L’Union européenne connaît depuis quelques années une hausse du nombre des arrivées irrégulières et des demandes d’asile. En 2023, l’agence Frontex a ainsi enregistré plus de 380 000 traversées des frontières extérieures de l’UE (+ 17 % par rapport à 2022). Et 1 129 800 personnes ont demandé l’asile dans l’Union européenne en 2023, selon Eurostat (+ 17,5 % sur un an). Cette poussée migratoire, couplée aux tensions géopolitiques aux frontières de l’Europe ainsi qu’à la montée des nationalismes, représente l’un des enjeux politiques forts de ces élections européennes.
“En durcissant les conditions d’entrée, le pacte risque, à terme, de renforcer l’immigration clandestine.”
« L’Europe s’est divisée sur ces sujets »
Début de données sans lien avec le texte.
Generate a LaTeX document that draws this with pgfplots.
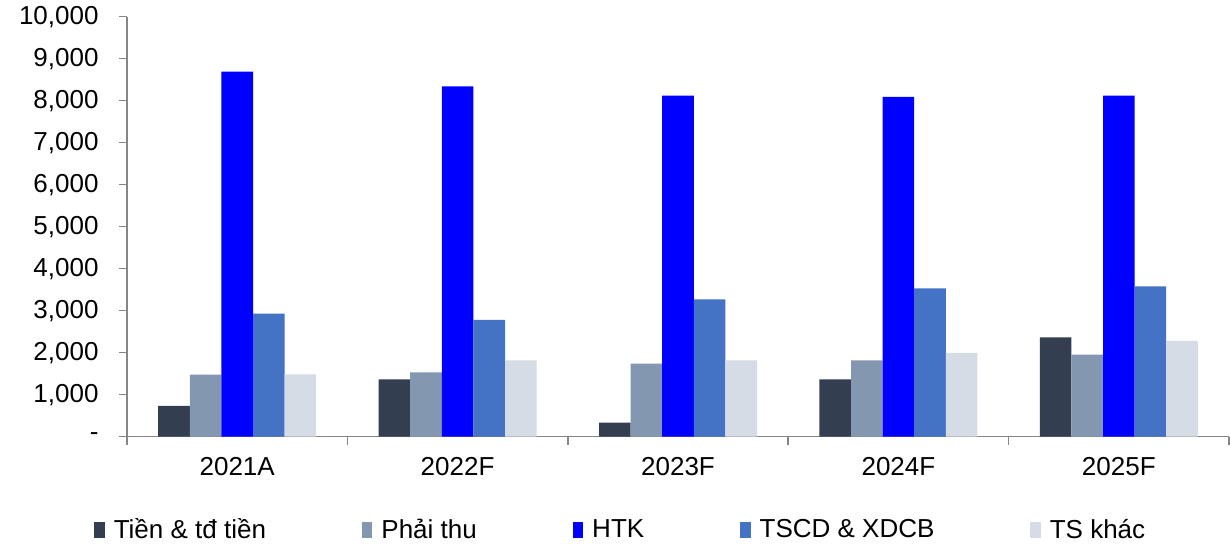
\documentclass[border=0pt]{standalone}
\usepackage{pgfplots}
\pgfplotsset{compat=1.18}
\usepackage{fontspec}
\setmainfont{Liberation Sans}
\definecolor{cTien}{HTML}{333F50}
\definecolor{cPT}{HTML}{8497B0}
\definecolor{cHTK}{HTML}{0000FF}
\definecolor{cTSCD}{HTML}{4472C4}
\definecolor{cTSK}{HTML}{D6DCE5}
\definecolor{axisgray}{HTML}{868686}
\begin{document}
\begin{tikzpicture}
\begin{axis}[
  scale only axis,
  width=551pt, height=210pt,
  ymin=0, ymax=10000,
  xmin=-0.5, xmax=4.5,
  scaled y ticks=false,
  ybar=0pt, bar width=15.8pt,
  axis x line*=bottom, axis y line*=left,
  axis line style={-, draw=axisgray, line width=0.8pt},
  tick style={draw=axisgray, line width=0.8pt},
  tick align=outside,
  major tick length=4pt,
  ytick={0,1000,2000,3000,4000,5000,6000,7000,8000,9000,10000},
  yticklabels={-,{1,000},{2,000},{3,000},{4,000},{5,000},{6,000},{7,000},{8,000},{9,000},{10,000}},
  xtick={-0.5,0.5,1.5,2.5,3.5,4.5},
  x tick label as interval,
  xticklabels={2021A,2022F,2023F,2024F,2025F},
  ticklabel style={font=\fontsize{13pt}{15pt}\selectfont},
  yticklabel style={xshift=-6.7pt},
  xticklabel style={yshift=-2.7pt},
  legend columns=5,
  legend style={at={(0.449,-0.222)}, anchor=center, draw=none, fill=none,
    font=\fontsize{13pt}{15pt}\selectfont,
    /tikz/every even column/.append style={column sep=46pt},
    /tikz/every odd column/.append style={column sep=2.5pt}},
  legend image code/.code={\fill[#1] (0pt,-3.8pt) rectangle (5.2pt,3.8pt);},
]
\addplot[fill=cTien, draw=none] coordinates {(0,731) (1,1367) (2,333) (3,1367) (4,2367)};
\addplot[fill=cPT, draw=none] coordinates {(0,1480) (1,1533) (2,1738) (3,1819) (4,1952)};
\addplot[fill=cHTK, draw=none] coordinates {(0,8690) (1,8343) (2,8119) (3,8088) (4,8119)};
\addplot[fill=cTSCD, draw=none] coordinates {(0,2929) (1,2779) (2,3271) (3,3533) (4,3581)};
\addplot[fill=cTSK, draw=none] coordinates {(0,1486) (1,1819) (2,1819) (3,1993) (4,2279)};
\legend{Tiền \& tđ tiền, Phải thu, HTK, TSCD \& XDCB, TS khác}
\end{axis}
\pgfresetboundingbox
\path[use as bounding box] (-63.5pt,-54.15pt) rectangle (551.5pt,218.35pt);
\end{tikzpicture}
\end{document}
C’est dans ce climat politique tendu que le Parlement européen a voté, le 10 avril dernier, le Pacte sur la migration et l’asile, dont l’objectif est d’harmoniser les pratiques d’accueil des migrants et des demandeurs d’asile. Un objectif « quasiment insurmontable », selon François Héran, professeur au Collège de France.
«Depuis 2015 et la crise des réfugiés syriens, les États membres se sont profondément divisés sur le sujet, et le paysage politique est très éclaté en matière d’accueil», explique-t-il.
Certains pays, comme la Suède ou l’Allemagne, ont beaucoup accueilli par le passé, et adoptent aujourd’hui une politique migratoire bien plus restrictive. D’autres sont inflexibles. Les pays d’Europe centrale, eux, refusent d’accueillir des immigrés. Et chaque pays veut garder la souveraineté de sa politique migratoire. « En durcissant les conditions d’entrée, le pacte risque, à terme, de renforcer l’immigration clandestine, alerte le professeur Héran. La poussée migratoire augmente dans le monde. Vouloir réduire les migrations vers l’Europe est une idée naïve. »
Le nouveau règlement tente donc de résoudre ces contradictions. D’un côté, il renforce et durcit les contrôles aux frontières, afin de limiter l’immigration illégale, ce qui, pour la CFDT, « accroît les risques de discriminations et de refoulements arbitraires ». De l’autre, il crée un mécanisme de « solidarité » afin de soulager les États membres confrontés à une pression migratoire.
Ainsi, le premier pays d’entrée dans l’UE d’un demandeur d’asile restera chargé de l’examen du dossier mais les autres États membres devront aussi contribuer, en accueillant par « relocalisation » ou par une aide financière.